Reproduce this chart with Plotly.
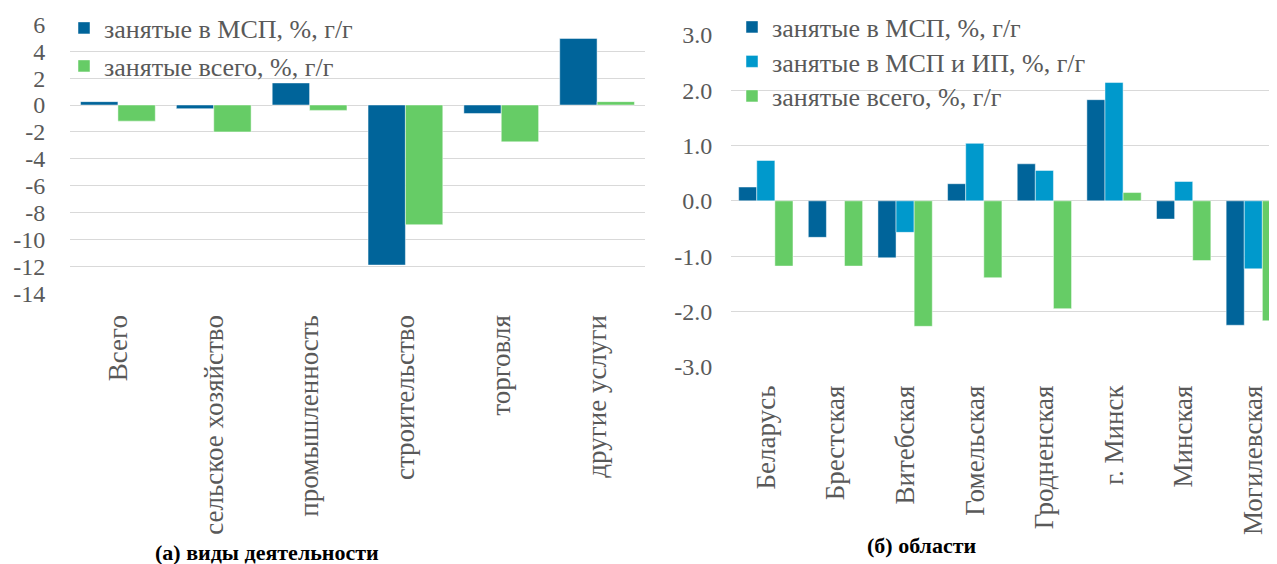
import plotly.graph_objects as go

# page body has an 8px margin, so the figure is offset by (8, 8) in the window
OFF = 8
W, H = 1277 - OFF, 564 - OFF

# ---- data: panel (a) ----
sectors = ["Всего", "сельское хозяйство", "промышленность", "строительство", "торговля", "другие услуги"]
sme_a = [0.25, -0.27, 1.64, -11.9, -0.63, 4.95]
total_a = [-1.2, -2.0, -0.4, -8.9, -2.74, 0.25]

# ---- data: panel (b) ----
regions = ["Беларусь", "Брестская", "Витебская", "Гомельская", "Гродненская", "г. Минск", "Минская", "Могилевская"]
sme_b = [0.25, -0.66, -1.03, 0.31, 0.67, 1.83, -0.33, -2.25]
sme_ip_b = [0.73, None, -0.57, 1.04, 0.55, 2.14, 0.35, -1.23]
total_b = [-1.18, -1.18, -2.27, -1.39, -1.95, 0.15, -1.08, -2.17]

yticks_a = [6, 4, 2, 0, -2, -4, -6, -8, -10, -12, -14]
yticks_b = [3.0, 2.0, 1.0, 0.0, -1.0, -2.0, -3.0]

C_DARK = "#00649A"
C_LIGHT = "#0099CC"
C_GREEN = "#66CC66"
TXT = "#595959"
GRID = "#D9D9D9"
FONT = "Liberation Serif, Times New Roman, serif"

def fx(x):
    return (x - OFF) / W

def fy(y):
    return 1 - (y - OFF) / H

def px(x0, x1):
    return [fx(x0), fx(x1)]

def py(top, bottom):
    return [fy(bottom), fy(top)]

line = dict(width=0.8, color="rgba(255,255,255,0.6)")

fig = go.Figure()
fig.add_trace(go.Bar(x=sectors, y=sme_a, name="занятые в МСП, %, г/г", marker=dict(color=C_DARK, line=line),
                     xaxis="x", yaxis="y", legend="legend", showlegend=True))
fig.add_trace(go.Bar(x=sectors, y=total_a, name="занятые всего, %, г/г", marker=dict(color=C_GREEN, line=line),
                     xaxis="x", yaxis="y", legend="legend2", showlegend=True))

fig.add_trace(go.Bar(x=regions, y=sme_b, name="занятые в МСП, %, г/г", marker=dict(color=C_DARK, line=line),
                     xaxis="x2", yaxis="y2", legend="legend3", showlegend=True))
fig.add_trace(go.Bar(x=regions, y=sme_ip_b, name="занятые в МСП и ИП, %, г/г", marker=dict(color=C_LIGHT, line=line),
                     xaxis="x2", yaxis="y2", legend="legend4", showlegend=True))
fig.add_trace(go.Bar(x=regions, y=total_b, name="занятые всего, %, г/г", marker=dict(color=C_GREEN, line=line),
                     xaxis="x2", yaxis="y2", legend="legend5", showlegend=True))

tickfont = dict(family=FONT, size=24, color=TXT)
catfont = dict(family=FONT, size=27, color=TXT)
legfont = dict(family=FONT, size=26, color=TXT)

def leg(xpix, ypix):
    return dict(x=fx(xpix), y=fy(ypix), xanchor="left", yanchor="middle", bgcolor="rgba(0,0,0,0)",
                font=legfont, itemwidth=30, borderwidth=0, visible=True)

fig.update_layout(
    width=W, height=H,
    template="none",
    showlegend=True,
    margin=dict(l=0, r=0, t=0, b=0, pad=0, autoexpand=False),
    paper_bgcolor="white", plot_bgcolor="white",
    barmode="group",
    bargap=0.22,
    font=dict(family=FONT, color=TXT),
    xaxis=dict(domain=px(70, 645), anchor="y", type="category", range=[-0.5, 5.5], automargin=False,
               tickangle=-90, tickfont=catfont, ticks="outside", ticklen=10, tickcolor="rgba(0,0,0,0)",
               showgrid=False, showline=False, zeroline=False),
    yaxis=dict(domain=py(24.3, 293.3), anchor="x", range=[-14, 6], tickvals=yticks_a, automargin=False,
               ticktext=[str(v) for v in yticks_a], tickfont=tickfont,
               ticks="outside", ticklen=19, tickcolor="rgba(0,0,0,0)",
               showgrid=True, gridcolor=GRID, gridwidth=1.3, zeroline=False, showline=False),
    xaxis2=dict(domain=px(731, 1277), anchor="y2", type="category", range=[-0.5, 7.34], automargin=False,
                tickangle=-90, tickfont=catfont, ticks="outside", ticklen=7, tickcolor="rgba(0,0,0,0)",
                showgrid=False, showline=False, zeroline=False),
    yaxis2=dict(domain=py(35, 366.7), anchor="x2", range=[-3, 3], tickvals=yticks_b, automargin=False,
                ticktext=[f"{v:.1f}" for v in yticks_b], tickfont=tickfont,
                ticks="outside", ticklen=13, tickcolor="rgba(0,0,0,0)",
                showgrid=True, gridcolor=GRID, gridwidth=1.3, zeroline=False, showline=False),
    legend=leg(64, 28),
    legend2=leg(64, 66),
    legend3=leg(732, 27),
    legend4=leg(732, 61.5),
    legend5=leg(732, 96),
    annotations=[
        dict(text="<b>(а) виды деятельности</b>", x=fx(267), y=fy(552), xref="paper", yref="paper",
             showarrow=False, font=dict(family=FONT, size=22, color="black"), xanchor="center", yanchor="middle"),
        dict(text="<b>(б) области</b>", x=fx(922), y=fy(545), xref="paper", yref="paper",
             showarrow=False, font=dict(family=FONT, size=22, color="black"), xanchor="center", yanchor="middle"),
    ],
)

fig.write_html("out.html")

■ Goal ■
The lines from the top of the data above through the one holding "total_a = [-1.2, -2.0, -0.4, -8.9, -2.74, 0.25]" are to be repeated exactly, and only those, with no pictures.

■ Result ■
Reproduce this chart with Plotly.
import plotly.graph_objects as go

# page body has an 8px margin, so the figure is offset by (8, 8) in the window
OFF = 8
W, H = 1277 - OFF, 564 - OFF

# ---- data: panel (a) ----
sectors = ["Всего", "сельское хозяйство", "промышленность", "строительство", "торговля", "другие услуги"]
sme_a = [0.25, -0.27, 1.64, -11.9, -0.63, 4.95]
total_a = [-1.2, -2.0, -0.4, -8.9, -2.74, 0.25]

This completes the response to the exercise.